ReadStatTables.jl

Welcome to the documentation site for ReadStatTables.jl!

ReadStatTables.jl is a Julia package for reading and writing Stata, SAS and SPSS data files with Tables.jl-compatible tables.[1] It utilizes the ReadStat C library developed by Evan Miller for parsing and writing the data files. The same C library is also the backend of popular packages in other languages such as pyreadstat for Python and haven for R. As the Julia counterpart for similar purposes, ReadStatTables.jl leverages the state-of-the-art Julia ecosystem for usability and performance.
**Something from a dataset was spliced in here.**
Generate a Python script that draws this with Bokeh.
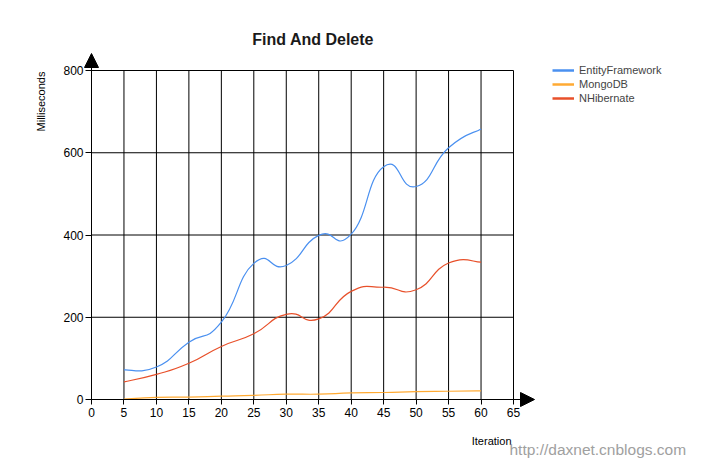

Its read performance, especially when taking advantage of multiple threads, surpasses all related packages by a sizable margin based on the benchmark results here:


Features

ReadStatTables.jl provides the following features in addition to wrapping the C interface of ReadStat:

  • Fast multi-threaded data collection from ReadStat parsers to a Tables.jl-compatible ReadStatTable
  • Interface of file-level and variable-level metadata compatible with DataAPI.jl
  • Integration of value labels into data columns via a custom array type LabeledArray
  • Translation of date and time values into Julia time types Date and DateTime
  • Write support for Tables.jl-compatible tables (experimental)

Supported File Formats

ReadStatTables.jl recognizes data files with the following file extensions at this moment:

  • Stata: .dta
  • SAS: .sas7bdat and .xpt
  • SPSS: .sav and .por

Installation

ReadStatTables.jl can be installed with the Julia package manager Pkg. From the Julia REPL, type ] to enter the Pkg REPL and run:

pkg> add ReadStatTables

Known Limitations

The development of ReadStatTables.jl is not fully complete. The main limitations to be addressed are the following:

  • Read support for SAS value labels is temporarily absent.
  • All missing values are represented by a single value missing.[2]
  • Write support for the file formats is experimental and not fully developed.
  • 1Development for the reading capability is temporarily prioritized over that for the writing capability. Implementation for the write support only started recently and should be considered as experimental.
  • 2The statistical software may accept multiple values for representing missing values (e.g., .a, .b,..., .z in Stata). These original values can be recognized by the parser but are not integrated into the output at this moment.